For [1], this is my attempt:

let u = 2x, du = 2 dx, so 1/2 du = x

let me define a range, 0<= x <= pi

so 0<= 1/2du <= pi

and solve for du, which gives me 0 <= du <= 2pi

cos(u) = 0 when u is pi/2, 3pi/2, and etc.

cos(du) = 0, when pi/2, 3pi/2 and etc all divide by 2x

this gives me pi/4, 3pi/4, and etc.

it comes out to be n*pi/4, where n = odd

for [2], i used the same approach

tan(5x) = 1

let u = 5x, 1/5du = dx,

i define range of tan this 0 <= x < pi/2 (not including pi/2)

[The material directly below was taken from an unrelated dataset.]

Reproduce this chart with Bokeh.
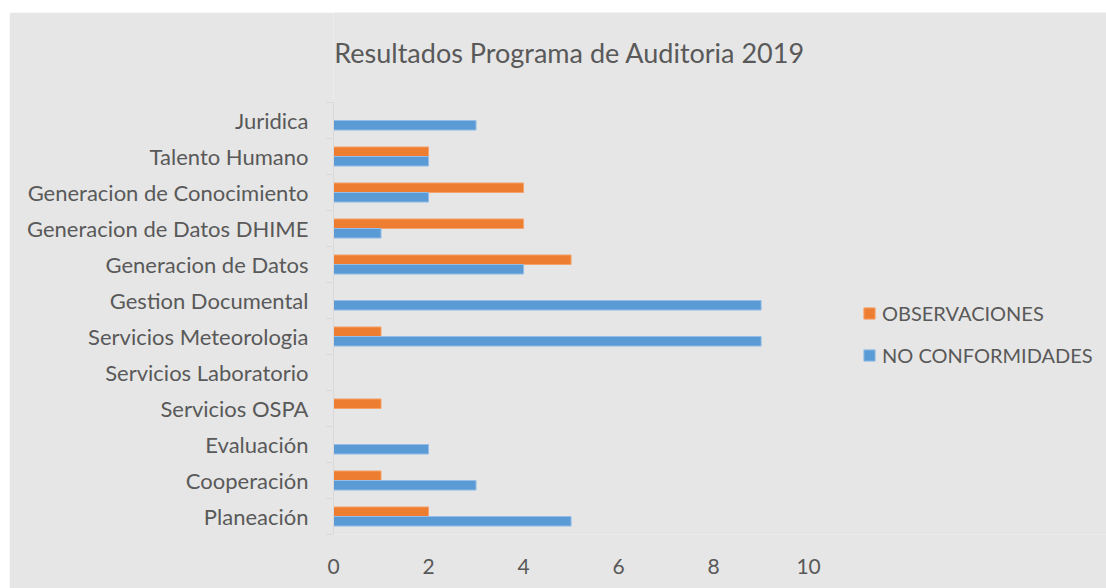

so that replace x by 1/5 du and solve for du, i get new range 0<= du < 5pi/2

for tan(u) = 1, i have possible u to be pi/4, 5pi/4

and again, divide these by 1/5, i get tan(du) = 1 when pi/20, 5pi/20

so i thought the answer would be n* pi/20

now before i checked the answer, i asked myself, what about those limitation?

tan has certain limitations in range, so it can't be just n * pi/20

but i didn't figure it out

when i checked the answer, it was pi/20 + n*pi/5

**so how did he get the last addition?**

Thanks